Find every line with the word "matplotlib". Copy those lines.

> **Supplied data**
+++++

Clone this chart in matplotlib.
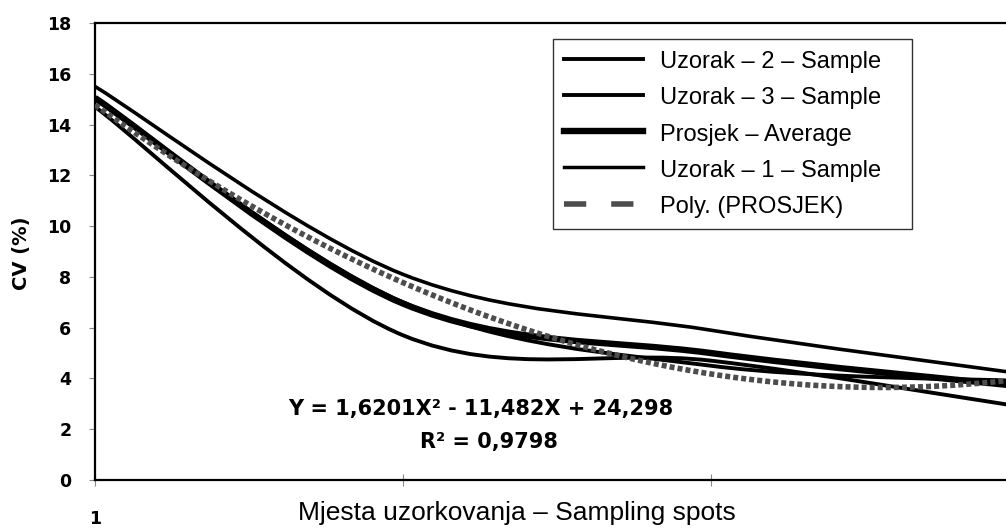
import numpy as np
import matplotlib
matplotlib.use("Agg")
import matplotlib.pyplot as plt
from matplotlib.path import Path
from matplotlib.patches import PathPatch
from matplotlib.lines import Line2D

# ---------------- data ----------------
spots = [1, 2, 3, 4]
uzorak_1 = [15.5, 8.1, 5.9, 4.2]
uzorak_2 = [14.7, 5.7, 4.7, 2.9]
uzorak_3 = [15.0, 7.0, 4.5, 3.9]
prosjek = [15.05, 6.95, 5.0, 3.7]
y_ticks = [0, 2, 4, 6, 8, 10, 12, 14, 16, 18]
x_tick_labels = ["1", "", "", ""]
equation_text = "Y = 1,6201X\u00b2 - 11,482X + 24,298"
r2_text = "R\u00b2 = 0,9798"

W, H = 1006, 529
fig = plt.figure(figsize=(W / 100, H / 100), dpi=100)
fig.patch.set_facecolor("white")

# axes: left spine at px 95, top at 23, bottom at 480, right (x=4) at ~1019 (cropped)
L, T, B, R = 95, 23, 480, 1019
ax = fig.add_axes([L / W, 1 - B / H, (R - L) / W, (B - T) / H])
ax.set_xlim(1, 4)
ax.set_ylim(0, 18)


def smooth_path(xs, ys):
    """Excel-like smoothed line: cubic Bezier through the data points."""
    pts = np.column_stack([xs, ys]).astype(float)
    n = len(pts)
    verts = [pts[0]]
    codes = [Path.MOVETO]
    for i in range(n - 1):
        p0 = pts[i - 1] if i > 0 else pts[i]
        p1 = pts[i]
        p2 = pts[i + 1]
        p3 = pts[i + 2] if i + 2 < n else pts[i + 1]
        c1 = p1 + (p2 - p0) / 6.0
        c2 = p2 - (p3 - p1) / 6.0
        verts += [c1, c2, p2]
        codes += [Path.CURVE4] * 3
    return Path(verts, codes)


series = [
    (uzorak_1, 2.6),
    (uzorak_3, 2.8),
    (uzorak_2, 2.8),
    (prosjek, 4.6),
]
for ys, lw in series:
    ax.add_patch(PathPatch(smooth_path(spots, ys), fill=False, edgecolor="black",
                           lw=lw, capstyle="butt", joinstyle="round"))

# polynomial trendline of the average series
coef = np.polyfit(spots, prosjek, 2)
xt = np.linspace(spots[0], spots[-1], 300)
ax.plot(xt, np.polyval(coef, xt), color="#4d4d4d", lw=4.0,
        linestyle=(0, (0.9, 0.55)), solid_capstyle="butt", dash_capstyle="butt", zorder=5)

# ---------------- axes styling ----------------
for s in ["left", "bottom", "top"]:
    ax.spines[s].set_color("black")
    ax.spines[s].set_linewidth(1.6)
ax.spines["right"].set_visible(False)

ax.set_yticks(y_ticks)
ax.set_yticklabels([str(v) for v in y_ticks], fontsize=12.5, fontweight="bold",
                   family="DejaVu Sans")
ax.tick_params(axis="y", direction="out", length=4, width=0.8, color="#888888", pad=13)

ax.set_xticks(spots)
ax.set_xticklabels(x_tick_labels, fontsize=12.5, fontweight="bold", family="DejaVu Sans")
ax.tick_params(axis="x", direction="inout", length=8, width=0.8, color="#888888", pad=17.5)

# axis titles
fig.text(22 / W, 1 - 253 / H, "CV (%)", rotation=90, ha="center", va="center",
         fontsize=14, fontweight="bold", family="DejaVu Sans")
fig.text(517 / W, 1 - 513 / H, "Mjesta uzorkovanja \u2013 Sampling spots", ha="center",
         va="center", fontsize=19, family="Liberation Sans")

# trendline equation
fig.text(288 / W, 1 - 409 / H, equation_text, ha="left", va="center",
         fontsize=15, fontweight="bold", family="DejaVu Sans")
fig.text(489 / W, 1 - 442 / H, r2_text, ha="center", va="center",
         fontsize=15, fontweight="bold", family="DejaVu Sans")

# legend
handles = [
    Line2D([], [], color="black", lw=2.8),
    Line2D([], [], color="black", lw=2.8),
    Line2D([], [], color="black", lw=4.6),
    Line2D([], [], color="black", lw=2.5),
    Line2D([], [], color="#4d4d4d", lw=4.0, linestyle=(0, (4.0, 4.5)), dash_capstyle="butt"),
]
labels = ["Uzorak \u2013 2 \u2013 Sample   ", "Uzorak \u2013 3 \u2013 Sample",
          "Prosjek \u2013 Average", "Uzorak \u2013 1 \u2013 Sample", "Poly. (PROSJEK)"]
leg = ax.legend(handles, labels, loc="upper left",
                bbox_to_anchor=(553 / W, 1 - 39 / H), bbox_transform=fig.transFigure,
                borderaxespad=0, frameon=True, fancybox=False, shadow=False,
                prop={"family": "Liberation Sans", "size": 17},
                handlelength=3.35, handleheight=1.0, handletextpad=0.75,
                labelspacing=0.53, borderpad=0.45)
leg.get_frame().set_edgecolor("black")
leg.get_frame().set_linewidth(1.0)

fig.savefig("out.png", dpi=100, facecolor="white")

+++++

> **Right answer**
Clone this chart in matplotlib.
import matplotlib
matplotlib.use("Agg")
import matplotlib.pyplot as plt
from matplotlib.path import Path
from matplotlib.patches import PathPatch
from matplotlib.lines import Line2D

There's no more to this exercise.